The cutter body of the CC 3300 features two hydraulic cylinders with speed valves to minimize cycle times. A reduction in the time it takes for the jaws to open and close translates into improved job-site efficiency according to the manufacturer. A 360-degree hydraulic rotation unit contributes to the increased cycle speed.
“It can basically give you three cuts of a steel beam compared to one cut with another attachment,” said Donahue. “If you’re in a situation with a deadline, that really helps.”
The production of the CC 3300, along with their other cutting shears, allowed Sabre to process roughly 60 tons (54.5 t) of steel per day on the job site. The actual procedure involved stacking up steel while a building was dismantled from top to bottom. When a large enough stockpile had accumulated, the focus turned to preparing the steel. Once prepared, six to eight truckloads of steel were hauled off the property on a daily basis.
On any heavy-duty demolition job, the need for frequent equipment maintenance is a given. With the job location being remote, this could have been a bigger issue than normal for Sabre.

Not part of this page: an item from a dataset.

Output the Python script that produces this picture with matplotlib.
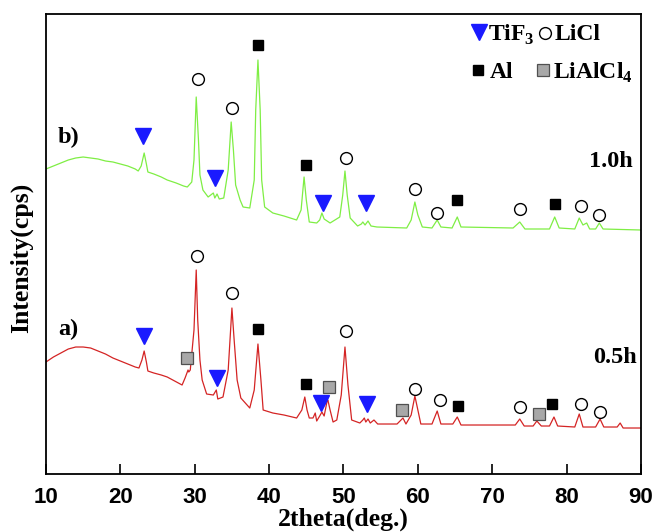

However, any worries seemed to be gone. “I was concerned about getting parts for the units in case of breakages, but Atlas Copco has got us parts within a couple days at most,” said Dixon. “Getting the unit apart and back together hasn’t been a problem.”
Sabre found that the size of the CC 3300 provided the additional benefit of maneuverability. “Because it’s a little bit lighter unit, we’re able to mount it as a third member unit on the stick rather than as a second member on the boom,” said Dixon. “That gives us a little bit longer reach.”
Sabre completed the Tahawus job in the summer of 2006. With a project of such long duration, the importance of efficiency can’t be overstated.
The CC 3300 served its purpose well. Said Dixon, “It [did] the job that we asked it to, bottom line.”
While the CC 3300’s direct job was obviously to destroy and demolish, on this project it had the added privilege of helping to preserve part of American presidential history.